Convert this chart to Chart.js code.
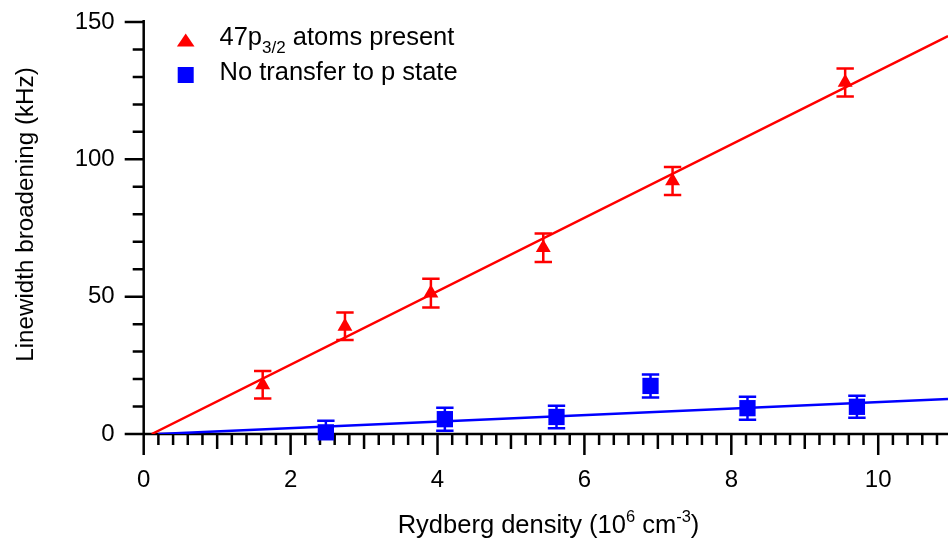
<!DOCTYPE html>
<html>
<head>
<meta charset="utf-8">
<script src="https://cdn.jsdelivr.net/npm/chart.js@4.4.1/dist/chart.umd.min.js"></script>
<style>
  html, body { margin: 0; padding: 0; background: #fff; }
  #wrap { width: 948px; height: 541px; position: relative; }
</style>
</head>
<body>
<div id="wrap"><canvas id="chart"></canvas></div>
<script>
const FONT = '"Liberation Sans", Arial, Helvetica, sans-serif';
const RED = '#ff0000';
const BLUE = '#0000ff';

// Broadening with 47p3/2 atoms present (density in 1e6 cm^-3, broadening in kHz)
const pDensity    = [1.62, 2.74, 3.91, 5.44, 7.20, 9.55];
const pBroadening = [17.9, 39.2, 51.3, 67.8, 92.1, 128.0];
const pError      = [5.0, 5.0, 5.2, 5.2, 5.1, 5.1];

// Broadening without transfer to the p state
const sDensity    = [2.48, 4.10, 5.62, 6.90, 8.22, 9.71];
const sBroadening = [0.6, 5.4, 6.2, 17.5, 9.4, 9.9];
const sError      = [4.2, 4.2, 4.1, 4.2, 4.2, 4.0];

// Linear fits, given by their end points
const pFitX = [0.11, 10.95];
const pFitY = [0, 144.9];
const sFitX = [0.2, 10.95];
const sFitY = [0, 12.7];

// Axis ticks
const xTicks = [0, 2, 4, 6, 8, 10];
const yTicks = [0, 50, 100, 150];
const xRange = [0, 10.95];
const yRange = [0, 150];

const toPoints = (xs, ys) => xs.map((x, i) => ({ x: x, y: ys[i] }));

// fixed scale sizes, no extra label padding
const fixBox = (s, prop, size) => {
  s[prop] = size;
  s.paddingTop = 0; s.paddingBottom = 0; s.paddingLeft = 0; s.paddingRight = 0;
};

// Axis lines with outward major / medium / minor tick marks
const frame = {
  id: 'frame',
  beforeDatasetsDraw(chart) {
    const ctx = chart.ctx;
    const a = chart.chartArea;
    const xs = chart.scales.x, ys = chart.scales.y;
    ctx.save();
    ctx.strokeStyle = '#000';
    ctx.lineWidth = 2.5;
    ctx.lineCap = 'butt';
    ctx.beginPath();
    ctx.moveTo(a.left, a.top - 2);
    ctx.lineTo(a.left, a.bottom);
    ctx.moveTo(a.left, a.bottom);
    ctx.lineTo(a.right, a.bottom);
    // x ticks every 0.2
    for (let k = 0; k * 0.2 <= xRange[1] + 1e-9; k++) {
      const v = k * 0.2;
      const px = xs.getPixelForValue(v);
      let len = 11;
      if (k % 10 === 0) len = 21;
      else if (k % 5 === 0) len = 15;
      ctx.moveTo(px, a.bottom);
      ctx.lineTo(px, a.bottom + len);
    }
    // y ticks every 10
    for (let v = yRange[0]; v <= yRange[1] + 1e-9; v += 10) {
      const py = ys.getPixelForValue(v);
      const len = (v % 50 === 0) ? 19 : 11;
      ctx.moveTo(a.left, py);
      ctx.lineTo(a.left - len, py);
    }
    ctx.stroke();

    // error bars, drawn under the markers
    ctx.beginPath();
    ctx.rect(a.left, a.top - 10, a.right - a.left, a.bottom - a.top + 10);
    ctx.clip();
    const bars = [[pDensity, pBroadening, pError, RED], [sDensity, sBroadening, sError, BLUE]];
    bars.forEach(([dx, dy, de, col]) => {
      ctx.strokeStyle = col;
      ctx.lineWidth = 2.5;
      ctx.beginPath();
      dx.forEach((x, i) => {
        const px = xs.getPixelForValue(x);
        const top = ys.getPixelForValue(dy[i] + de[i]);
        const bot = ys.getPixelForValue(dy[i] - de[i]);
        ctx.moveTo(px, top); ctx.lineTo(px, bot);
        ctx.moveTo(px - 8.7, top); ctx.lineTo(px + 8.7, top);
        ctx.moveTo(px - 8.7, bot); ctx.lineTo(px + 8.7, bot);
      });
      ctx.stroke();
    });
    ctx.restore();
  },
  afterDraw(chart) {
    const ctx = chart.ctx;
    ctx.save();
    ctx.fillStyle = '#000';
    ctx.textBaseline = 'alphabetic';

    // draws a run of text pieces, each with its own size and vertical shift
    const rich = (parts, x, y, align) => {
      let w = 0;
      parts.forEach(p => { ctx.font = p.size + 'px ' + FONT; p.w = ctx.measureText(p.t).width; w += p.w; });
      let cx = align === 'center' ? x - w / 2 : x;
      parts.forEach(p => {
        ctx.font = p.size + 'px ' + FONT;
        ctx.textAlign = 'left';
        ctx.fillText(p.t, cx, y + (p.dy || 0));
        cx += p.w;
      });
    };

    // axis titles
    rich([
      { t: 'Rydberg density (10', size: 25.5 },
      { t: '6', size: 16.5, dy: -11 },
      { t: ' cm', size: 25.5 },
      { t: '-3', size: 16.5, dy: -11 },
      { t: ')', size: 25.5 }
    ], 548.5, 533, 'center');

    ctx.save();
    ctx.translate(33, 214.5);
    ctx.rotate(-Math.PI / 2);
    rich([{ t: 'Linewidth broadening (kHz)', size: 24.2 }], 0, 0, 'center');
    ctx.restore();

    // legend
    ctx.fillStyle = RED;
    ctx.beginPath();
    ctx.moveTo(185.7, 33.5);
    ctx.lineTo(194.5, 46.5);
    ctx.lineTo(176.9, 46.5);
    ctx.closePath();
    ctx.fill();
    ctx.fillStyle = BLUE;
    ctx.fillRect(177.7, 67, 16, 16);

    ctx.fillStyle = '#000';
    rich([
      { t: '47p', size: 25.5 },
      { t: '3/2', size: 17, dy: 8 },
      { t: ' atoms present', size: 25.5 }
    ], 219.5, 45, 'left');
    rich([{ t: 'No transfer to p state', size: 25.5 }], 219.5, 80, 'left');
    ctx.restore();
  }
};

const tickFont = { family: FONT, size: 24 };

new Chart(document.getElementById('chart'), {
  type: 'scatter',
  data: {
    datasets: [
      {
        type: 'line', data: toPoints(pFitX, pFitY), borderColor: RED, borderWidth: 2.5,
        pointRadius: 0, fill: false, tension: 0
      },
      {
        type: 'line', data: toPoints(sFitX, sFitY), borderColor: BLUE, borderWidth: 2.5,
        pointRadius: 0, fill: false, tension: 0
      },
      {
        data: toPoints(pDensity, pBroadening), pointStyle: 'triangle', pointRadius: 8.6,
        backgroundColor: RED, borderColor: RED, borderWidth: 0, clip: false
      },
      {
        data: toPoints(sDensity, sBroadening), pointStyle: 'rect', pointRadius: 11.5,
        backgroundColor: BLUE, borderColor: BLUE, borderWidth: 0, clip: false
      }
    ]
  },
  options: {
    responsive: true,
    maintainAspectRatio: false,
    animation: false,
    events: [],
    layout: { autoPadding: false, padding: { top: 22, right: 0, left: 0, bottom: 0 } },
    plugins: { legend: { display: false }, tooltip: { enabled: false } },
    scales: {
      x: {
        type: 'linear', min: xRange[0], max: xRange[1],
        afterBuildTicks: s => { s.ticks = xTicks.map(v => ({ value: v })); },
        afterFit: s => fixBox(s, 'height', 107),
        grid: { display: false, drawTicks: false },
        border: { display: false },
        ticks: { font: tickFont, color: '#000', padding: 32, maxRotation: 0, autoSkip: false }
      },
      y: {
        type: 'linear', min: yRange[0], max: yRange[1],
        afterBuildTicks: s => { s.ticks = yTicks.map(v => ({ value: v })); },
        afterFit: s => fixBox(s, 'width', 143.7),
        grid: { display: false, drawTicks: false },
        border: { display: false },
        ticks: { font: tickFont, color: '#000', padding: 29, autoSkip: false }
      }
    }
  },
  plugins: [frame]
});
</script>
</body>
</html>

Given request. The data should be printed again unchanged; leave its pictures out.

Exercise result.
Convert this chart to Chart.js code.
<!DOCTYPE html>
<html>
<head>
<meta charset="utf-8">
<script src="https://cdn.jsdelivr.net/npm/chart.js@4.4.1/dist/chart.umd.min.js"></script>
<style>
  html, body { margin: 0; padding: 0; background: #fff; }
  #wrap { width: 948px; height: 541px; position: relative; }
</style>
</head>
<body>
<div id="wrap"><canvas id="chart"></canvas></div>
<script>
const FONT = '"Liberation Sans", Arial, Helvetica, sans-serif';
const RED = '#ff0000';
const BLUE = '#0000ff';

// Broadening with 47p3/2 atoms present (density in 1e6 cm^-3, broadening in kHz)
const pDensity    = [1.62, 2.74, 3.91, 5.44, 7.20, 9.55];
const pBroadening = [17.9, 39.2, 51.3, 67.8, 92.1, 128.0];
const pError      = [5.0, 5.0, 5.2, 5.2, 5.1, 5.1];

// Broadening without transfer to the p state
const sDensity    = [2.48, 4.10, 5.62, 6.90, 8.22, 9.71];
const sBroadening = [0.6, 5.4, 6.2, 17.5, 9.4, 9.9];
const sError      = [4.2, 4.2, 4.1, 4.2, 4.2, 4.0];

// Linear fits, given by their end points
const pFitX = [0.11, 10.95];
const pFitY = [0, 144.9];
const sFitX = [0.2, 10.95];
const sFitY = [0, 12.7];

// Axis ticks
const xTicks = [0, 2, 4, 6, 8, 10];
const yTicks = [0, 50, 100, 150];
const xRange = [0, 10.95];
const yRange = [0, 150];

const toPoints = (xs, ys) => xs.map((x, i) => ({ x: x, y: ys[i] }));

// fixed scale sizes, no extra label padding
const fixBox = (s, prop, size) => {
  s[prop] = size;
  s.paddingTop = 0; s.paddingBottom = 0; s.paddingLeft = 0; s.paddingRight = 0;
};

// Axis lines with outward major / medium / minor tick marks
const frame = {
  id: 'frame',
  beforeDatasetsDraw(chart) {
    const ctx = chart.ctx;
    const a = chart.chartArea;
    const xs = chart.scales.x, ys = chart.scales.y;
    ctx.save();
    ctx.strokeStyle = '#000';
    ctx.lineWidth = 2.5;
    ctx.lineCap = 'butt';
    ctx.beginPath();
    ctx.moveTo(a.left, a.top - 2);
    ctx.lineTo(a.left, a.bottom);
    ctx.moveTo(a.left, a.bottom);
    ctx.lineTo(a.right, a.bottom);
    // x ticks every 0.2
    for (let k = 0; k * 0.2 <= xRange[1] + 1e-9; k++) {
      const v = k * 0.2;
      const px = xs.getPixelForValue(v);
      let len = 11;
      if (k % 10 === 0) len = 21;
      else if (k % 5 === 0) len = 15;
      ctx.moveTo(px, a.bottom);
      ctx.lineTo(px, a.bottom + len);
    }
    // y ticks every 10
    for (let v = yRange[0]; v <= yRange[1] + 1e-9; v += 10) {
      const py = ys.getPixelForValue(v);
      const len = (v % 50 === 0) ? 19 : 11;
      ctx.moveTo(a.left, py);
      ctx.lineTo(a.left - len, py);
    }
    ctx.stroke();

    // error bars, drawn under the markers
    ctx.beginPath();
    ctx.rect(a.left, a.top - 10, a.right - a.left, a.bottom - a.top + 10);
    ctx.clip();
    const bars = [[pDensity, pBroadening, pError, RED], [sDensity, sBroadening, sError, BLUE]];
    bars.forEach(([dx, dy, de, col]) => {
      ctx.strokeStyle = col;
      ctx.lineWidth = 2.5;
      ctx.beginPath();
      dx.forEach((x, i) => {
        const px = xs.getPixelForValue(x);
        const top = ys.getPixelForValue(dy[i] + de[i]);
        const bot = ys.getPixelForValue(dy[i] - de[i]);
        ctx.moveTo(px, top); ctx.lineTo(px, bot);
        ctx.moveTo(px - 8.7, top); ctx.lineTo(px + 8.7, top);
        ctx.moveTo(px - 8.7, bot); ctx.lineTo(px + 8.7, bot);
      });
      ctx.stroke();
    });
    ctx.restore();
  },
  afterDraw(chart) {
    const ctx = chart.ctx;
    ctx.save();
    ctx.fillStyle = '#000';
    ctx.textBaseline = 'alphabetic';

    // draws a run of text pieces, each with its own size and vertical shift
    const rich = (parts, x, y, align) => {
      let w = 0;
      parts.forEach(p => { ctx.font = p.size + 'px ' + FONT; p.w = ctx.measureText(p.t).width; w += p.w; });
      let cx = align === 'center' ? x - w / 2 : x;
      parts.forEach(p => {
        ctx.font = p.size + 'px ' + FONT;
        ctx.textAlign = 'left';
        ctx.fillText(p.t, cx, y + (p.dy || 0));
        cx += p.w;
      });
    };

    // axis titles
    rich([
      { t: 'Rydberg density (10', size: 25.5 },
      { t: '6', size: 16.5, dy: -11 },
      { t: ' cm', size: 25.5 },
      { t: '-3', size: 16.5, dy: -11 },
      { t: ')', size: 25.5 }
    ], 548.5, 533, 'center');

    ctx.save();
    ctx.translate(33, 214.5);
    ctx.rotate(-Math.PI / 2);
    rich([{ t: 'Linewidth broadening (kHz)', size: 24.2 }], 0, 0, 'center');
    ctx.restore();

    // legend
    ctx.fillStyle = RED;
    ctx.beginPath();
    ctx.moveTo(185.7, 33.5);
    ctx.lineTo(194.5, 46.5);
    ctx.lineTo(176.9, 46.5);
    ctx.closePath();
    ctx.fill();
    ctx.fillStyle = BLUE;
    ctx.fillRect(177.7, 67, 16, 16);

    ctx.fillStyle = '#000';
    rich([
      { t: '47p', size: 25.5 },
      { t: '3/2', size: 17, dy: 8 },
      { t: ' atoms present', size: 25.5 }
    ], 219.5, 45, 'left');
    rich([{ t: 'No transfer to p state', size: 25.5 }], 219.5, 80, 'left');
    ctx.restore();
  }
};

const tickFont = { family: FONT, size: 24 };

new Chart(document.getElementById('chart'), {
  type: 'scatter',
  data: {
    datasets: [
      {
        type: 'line', data: toPoints(pFitX, pFitY), borderColor: RED, borderWidth: 2.5,
        pointRadius: 0, fill: false, tension: 0
      },
      {
        type: 'line', data: toPoints(sFitX, sFitY), borderColor: BLUE, borderWidth: 2.5,
        pointRadius: 0, fill: false, tension: 0
      },
      {
        data: toPoints(pDensity, pBroadening), pointStyle: 'triangle', pointRadius: 8.6,
        backgroundColor: RED, borderColor: RED, borderWidth: 0, clip: false
      },
      {
        data: toPoints(sDensity, sBroadening), pointStyle: 'rect', pointRadius: 11.5,
        backgroundColor: BLUE, borderColor: BLUE, borderWidth: 0, clip: false
      }
    ]
  },
  options: {
    responsive: true,
    maintainAspectRatio: false,
    animation: false,
    events: [],
    layout: { autoPadding: false, padding: { top: 22, right: 0, left: 0, bottom: 0 } },
    plugins: { legend: { display: false }, tooltip: { enabled: false } },
    scales: {
      x: {
        type: 'linear', min: xRange[0], max: xRange[1],
        afterBuildTicks: s => { s.ticks = xTicks.map(v => ({ value: v })); },
        afterFit: s => fixBox(s, 'height', 107),
        grid: { display: false, drawTicks: false },
        border: { display: false },
        ticks: { font: tickFont, color: '#000', padding: 32, maxRotation: 0, autoSkip: false }
      },
      y: {
        type: 'linear', min: yRange[0], max: yRange[1],
        afterBuildTicks: s => { s.ticks = yTicks.map(v => ({ value: v })); },
        afterFit: s => fixBox(s, 'width', 143.7),
        grid: { display: false, drawTicks: false },
        border: { display: false },
        ticks: { font: tickFont, color: '#000', padding: 29, autoSkip: false }
      }
    }
  },
  plugins: [frame]
});
</script>
</body>
</html>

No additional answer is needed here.